Stated exercise: Copy everything in the listing below word for word, apart from any images.

[START Given information]

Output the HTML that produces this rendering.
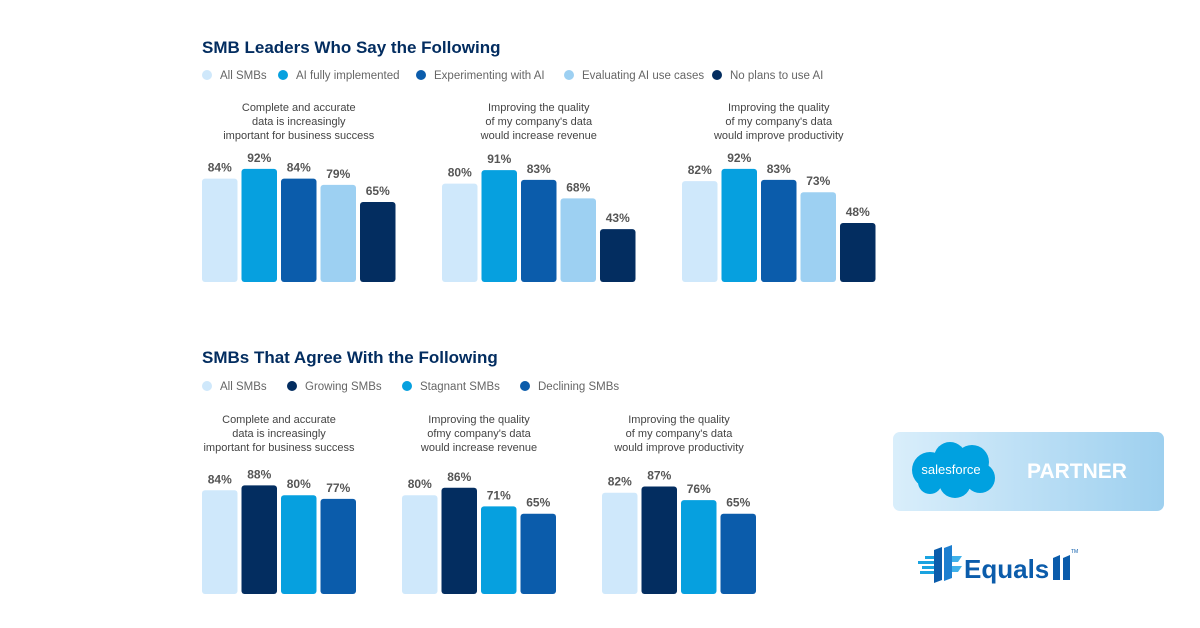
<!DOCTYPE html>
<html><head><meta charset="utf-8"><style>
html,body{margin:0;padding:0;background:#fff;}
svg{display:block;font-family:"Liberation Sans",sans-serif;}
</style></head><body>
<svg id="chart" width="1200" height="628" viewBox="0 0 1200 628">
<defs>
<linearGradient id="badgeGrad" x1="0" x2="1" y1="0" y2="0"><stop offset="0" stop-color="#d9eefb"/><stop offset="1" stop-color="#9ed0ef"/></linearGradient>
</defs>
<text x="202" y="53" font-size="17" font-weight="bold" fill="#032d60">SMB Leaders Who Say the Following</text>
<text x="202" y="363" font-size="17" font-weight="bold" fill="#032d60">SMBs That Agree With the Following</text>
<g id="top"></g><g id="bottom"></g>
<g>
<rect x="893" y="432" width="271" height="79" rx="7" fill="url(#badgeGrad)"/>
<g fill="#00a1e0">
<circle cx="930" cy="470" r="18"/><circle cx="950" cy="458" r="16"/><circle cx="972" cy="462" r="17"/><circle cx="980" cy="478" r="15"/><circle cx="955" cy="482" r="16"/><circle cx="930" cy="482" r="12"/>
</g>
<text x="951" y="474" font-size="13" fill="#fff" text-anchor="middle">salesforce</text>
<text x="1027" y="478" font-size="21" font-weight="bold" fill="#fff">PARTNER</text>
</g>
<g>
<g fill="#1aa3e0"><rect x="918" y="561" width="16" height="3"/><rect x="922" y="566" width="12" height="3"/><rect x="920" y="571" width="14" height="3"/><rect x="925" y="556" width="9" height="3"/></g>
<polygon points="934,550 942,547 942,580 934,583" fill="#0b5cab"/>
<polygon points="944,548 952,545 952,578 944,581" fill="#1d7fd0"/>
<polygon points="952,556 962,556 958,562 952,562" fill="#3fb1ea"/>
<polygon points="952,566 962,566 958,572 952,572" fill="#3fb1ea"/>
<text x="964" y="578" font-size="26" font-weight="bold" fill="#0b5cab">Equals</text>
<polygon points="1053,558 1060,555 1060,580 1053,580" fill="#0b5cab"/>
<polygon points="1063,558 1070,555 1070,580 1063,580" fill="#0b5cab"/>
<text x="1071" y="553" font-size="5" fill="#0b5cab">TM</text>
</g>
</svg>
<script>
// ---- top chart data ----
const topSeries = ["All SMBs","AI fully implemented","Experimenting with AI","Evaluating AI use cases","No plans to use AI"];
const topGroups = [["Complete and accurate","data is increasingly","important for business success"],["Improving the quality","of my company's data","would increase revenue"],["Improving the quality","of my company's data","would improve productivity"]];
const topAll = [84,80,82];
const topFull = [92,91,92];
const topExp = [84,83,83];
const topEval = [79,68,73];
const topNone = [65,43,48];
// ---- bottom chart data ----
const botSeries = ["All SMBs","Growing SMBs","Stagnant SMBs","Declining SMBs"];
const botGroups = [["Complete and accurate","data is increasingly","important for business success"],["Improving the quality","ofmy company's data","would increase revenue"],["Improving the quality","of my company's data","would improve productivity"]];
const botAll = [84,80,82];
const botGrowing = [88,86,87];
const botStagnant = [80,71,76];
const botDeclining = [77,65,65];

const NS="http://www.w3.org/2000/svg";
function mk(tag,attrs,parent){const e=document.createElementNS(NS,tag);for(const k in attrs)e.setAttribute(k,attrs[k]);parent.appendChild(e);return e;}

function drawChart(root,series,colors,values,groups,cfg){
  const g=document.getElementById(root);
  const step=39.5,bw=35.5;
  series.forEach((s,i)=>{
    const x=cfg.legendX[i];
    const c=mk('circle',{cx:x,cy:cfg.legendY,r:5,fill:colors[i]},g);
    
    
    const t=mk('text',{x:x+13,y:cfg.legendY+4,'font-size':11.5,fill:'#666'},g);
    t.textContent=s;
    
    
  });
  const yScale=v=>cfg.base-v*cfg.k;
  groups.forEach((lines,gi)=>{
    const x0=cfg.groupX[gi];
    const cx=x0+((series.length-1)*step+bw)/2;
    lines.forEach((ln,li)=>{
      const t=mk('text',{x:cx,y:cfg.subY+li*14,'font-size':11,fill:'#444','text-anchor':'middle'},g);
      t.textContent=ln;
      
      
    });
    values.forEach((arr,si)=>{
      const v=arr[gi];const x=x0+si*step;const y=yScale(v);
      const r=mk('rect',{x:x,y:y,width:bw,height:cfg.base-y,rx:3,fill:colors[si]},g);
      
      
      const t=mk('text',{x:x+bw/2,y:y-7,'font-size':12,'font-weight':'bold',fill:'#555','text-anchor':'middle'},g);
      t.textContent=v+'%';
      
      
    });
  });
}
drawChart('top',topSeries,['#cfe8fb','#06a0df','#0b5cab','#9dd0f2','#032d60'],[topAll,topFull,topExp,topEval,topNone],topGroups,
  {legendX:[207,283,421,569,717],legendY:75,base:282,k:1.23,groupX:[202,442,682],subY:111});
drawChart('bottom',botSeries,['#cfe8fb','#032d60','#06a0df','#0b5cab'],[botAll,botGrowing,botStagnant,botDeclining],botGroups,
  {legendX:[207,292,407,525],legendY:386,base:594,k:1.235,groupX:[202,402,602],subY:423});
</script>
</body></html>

[END Given information]

Complete response:
Output the HTML that produces this rendering.
<!DOCTYPE html>
<html><head><meta charset="utf-8"><style>
html,body{margin:0;padding:0;background:#fff;}
svg{display:block;font-family:"Liberation Sans",sans-serif;}
</style></head><body>
<svg id="chart" width="1200" height="628" viewBox="0 0 1200 628">
<defs>
<linearGradient id="badgeGrad" x1="0" x2="1" y1="0" y2="0"><stop offset="0" stop-color="#d9eefb"/><stop offset="1" stop-color="#9ed0ef"/></linearGradient>
</defs>
<text x="202" y="53" font-size="17" font-weight="bold" fill="#032d60">SMB Leaders Who Say the Following</text>
<text x="202" y="363" font-size="17" font-weight="bold" fill="#032d60">SMBs That Agree With the Following</text>
<g id="top"></g><g id="bottom"></g>
<g>
<rect x="893" y="432" width="271" height="79" rx="7" fill="url(#badgeGrad)"/>
<g fill="#00a1e0">
<circle cx="930" cy="470" r="18"/><circle cx="950" cy="458" r="16"/><circle cx="972" cy="462" r="17"/><circle cx="980" cy="478" r="15"/><circle cx="955" cy="482" r="16"/><circle cx="930" cy="482" r="12"/>
</g>
<text x="951" y="474" font-size="13" fill="#fff" text-anchor="middle">salesforce</text>
<text x="1027" y="478" font-size="21" font-weight="bold" fill="#fff">PARTNER</text>
</g>
<g>
<g fill="#1aa3e0"><rect x="918" y="561" width="16" height="3"/><rect x="922" y="566" width="12" height="3"/><rect x="920" y="571" width="14" height="3"/><rect x="925" y="556" width="9" height="3"/></g>
<polygon points="934,550 942,547 942,580 934,583" fill="#0b5cab"/>
<polygon points="944,548 952,545 952,578 944,581" fill="#1d7fd0"/>
<polygon points="952,556 962,556 958,562 952,562" fill="#3fb1ea"/>
<polygon points="952,566 962,566 958,572 952,572" fill="#3fb1ea"/>
<text x="964" y="578" font-size="26" font-weight="bold" fill="#0b5cab">Equals</text>
<polygon points="1053,558 1060,555 1060,580 1053,580" fill="#0b5cab"/>
<polygon points="1063,558 1070,555 1070,580 1063,580" fill="#0b5cab"/>
<text x="1071" y="553" font-size="5" fill="#0b5cab">TM</text>
</g>
</svg>
<script>
// ---- top chart data ----
const topSeries = ["All SMBs","AI fully implemented","Experimenting with AI","Evaluating AI use cases","No plans to use AI"];
const topGroups = [["Complete and accurate","data is increasingly","important for business success"],["Improving the quality","of my company's data","would increase revenue"],["Improving the quality","of my company's data","would improve productivity"]];
const topAll = [84,80,82];
const topFull = [92,91,92];
const topExp = [84,83,83];
const topEval = [79,68,73];
const topNone = [65,43,48];
// ---- bottom chart data ----
const botSeries = ["All SMBs","Growing SMBs","Stagnant SMBs","Declining SMBs"];
const botGroups = [["Complete and accurate","data is increasingly","important for business success"],["Improving the quality","ofmy company's data","would increase revenue"],["Improving the quality","of my company's data","would improve productivity"]];
const botAll = [84,80,82];
const botGrowing = [88,86,87];
const botStagnant = [80,71,76];
const botDeclining = [77,65,65];

const NS="http://www.w3.org/2000/svg";
function mk(tag,attrs,parent){const e=document.createElementNS(NS,tag);for(const k in attrs)e.setAttribute(k,attrs[k]);parent.appendChild(e);return e;}

function drawChart(root,series,colors,values,groups,cfg){
  const g=document.getElementById(root);
  const step=39.5,bw=35.5;
  series.forEach((s,i)=>{
    const x=cfg.legendX[i];
    const c=mk('circle',{cx:x,cy:cfg.legendY,r:5,fill:colors[i]},g);
    
    
    const t=mk('text',{x:x+13,y:cfg.legendY+4,'font-size':11.5,fill:'#666'},g);
    t.textContent=s;
    
    
  });
  const yScale=v=>cfg.base-v*cfg.k;
  groups.forEach((lines,gi)=>{
    const x0=cfg.groupX[gi];
    const cx=x0+((series.length-1)*step+bw)/2;
    lines.forEach((ln,li)=>{
      const t=mk('text',{x:cx,y:cfg.subY+li*14,'font-size':11,fill:'#444','text-anchor':'middle'},g);
      t.textContent=ln;
      
      
    });
    values.forEach((arr,si)=>{
      const v=arr[gi];const x=x0+si*step;const y=yScale(v);
      const r=mk('rect',{x:x,y:y,width:bw,height:cfg.base-y,rx:3,fill:colors[si]},g);
      
      
      const t=mk('text',{x:x+bw/2,y:y-7,'font-size':12,'font-weight':'bold',fill:'#555','text-anchor':'middle'},g);
      t.textContent=v+'%';
      
      
    });
  });
}
drawChart('top',topSeries,['#cfe8fb','#06a0df','#0b5cab','#9dd0f2','#032d60'],[topAll,topFull,topExp,topEval,topNone],topGroups,
  {legendX:[207,283,421,569,717],legendY:75,base:282,k:1.23,groupX:[202,442,682],subY:111});
drawChart('bottom',botSeries,['#cfe8fb','#032d60','#06a0df','#0b5cab'],[botAll,botGrowing,botStagnant,botDeclining],botGroups,
  {legendX:[207,292,407,525],legendY:386,base:594,k:1.235,groupX:[202,402,602],subY:423});
</script>
</body></html>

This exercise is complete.